Después de todo, habría que preguntarse sobre cierto silencio estridente, con que se ha venido gestionando la incorporación de los acontecimientos acaecidos en las regiones amazónicas, a propósito de las conmemoraciones sobre el bicentenario de la república. El caso de la batalla de Higos Urco en la actual región Amazonas es un elemento, ya que, sin duda, no es el único. Ensanchar la nación, con los componentes simbólicos de la diversidad cultural y regional que nos define, podría ser una de las vías para dotarle de mayor legitimidad a esta república maltrecha que tenemos. Nacionalizar realmente el Estado. Pero Juan Santos Atahualpa no es una figura solitaria en el panteón heroico de las comunidades amazónicas, habría que añadir a Fernando Torote que se levantó en 1724, o Ana de Tarma, lideresa en la misma región del Gran Pajonal, y muchos otros más.
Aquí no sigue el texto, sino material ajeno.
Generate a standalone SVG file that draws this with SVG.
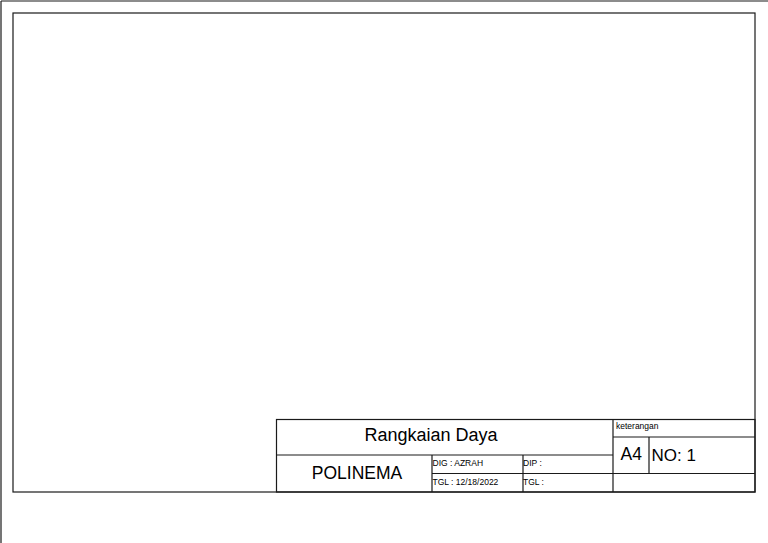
<svg xmlns="http://www.w3.org/2000/svg" width="768" height="543" viewBox="0 0 768 543">
<style>
.ln{stroke:#1a1a1a;stroke-width:1.2;fill:none}
.t{font-family:"Liberation Sans",Arial,sans-serif;fill:#000}
.big{font-size:17.5px}
.sm{font-size:8.5px}
</style>
<rect width="768" height="543" fill="#fff"/>
<g id="sheet">
<line class="ln" x1="1" y1="1" x2="768" y2="1"/>
<line class="ln" x1="1" y1="1" x2="1" y2="543"/>
<rect class="ln" x="13" y="13" width="742" height="479"/>
</g>
<g id="titleblock">
<rect class="ln" x="276.5" y="419.5" width="478.5" height="72.5"/>
<line class="ln" x1="276.5" y1="455" x2="613" y2="455"/>
<line class="ln" x1="432" y1="455" x2="432" y2="492"/>
<line class="ln" x1="432" y1="473.5" x2="613" y2="473.5"/>
<line class="ln" x1="523" y1="455" x2="523" y2="492"/>
<line class="ln" x1="613" y1="419.5" x2="613" y2="492"/>
<line class="ln" x1="613" y1="437" x2="755" y2="437"/>
<line class="ln" x1="613" y1="473.5" x2="755" y2="473.5"/>
<line class="ln" x1="649" y1="437" x2="649" y2="473.5"/>
</g>
<g id="texts">
<text class="t" x="431" y="441" font-size="18" text-anchor="middle">Rangkaian Daya</text>
<text class="t big" x="357" y="478.5" text-anchor="middle">POLINEMA</text>
<text class="t sm" x="432.5" y="466">DIG : AZRAH</text>
<text class="t sm" x="432.5" y="485">TGL : 12/18/2022</text>
<text class="t sm" x="523" y="466">DIP :</text>
<text class="t sm" x="523" y="485">TGL :</text>
<text class="t sm" x="616" y="428.5">keterangan</text>
<text class="t" x="620.5" y="460" font-size="17.5">A4</text>
<text class="t" x="651.5" y="461" font-size="17">NO: 1</text>
</g>
</svg>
Los líderes locales y representantes de la sociedad civil en la región Junín tienen una magnífica oportunidad de honrar esas memorias y recuerdos populares que hunden sus raíces en las mentalidades colectivas. El bicentenario no solo es dispendio, fanfarria y espectáculo. Recordarles que una gestión inteligente de los acontecimientos históricos resulta de vital importancia para recuperar esas vidas ejemplares que tanta falta nos hace. Para ello, es indispensable el concurso de profesionales calificados y con cierta mística, hacer a un lado la mirada de corto plazo, y pensar el pasado desde el futuro. Las comunidades y pobladores de ese riquísimo y múltiple universo cultural, lingüístico, mítico, estético y de una biodiversidad asombrosa, y que viven hace milenios en esos territorios, se lo merecen.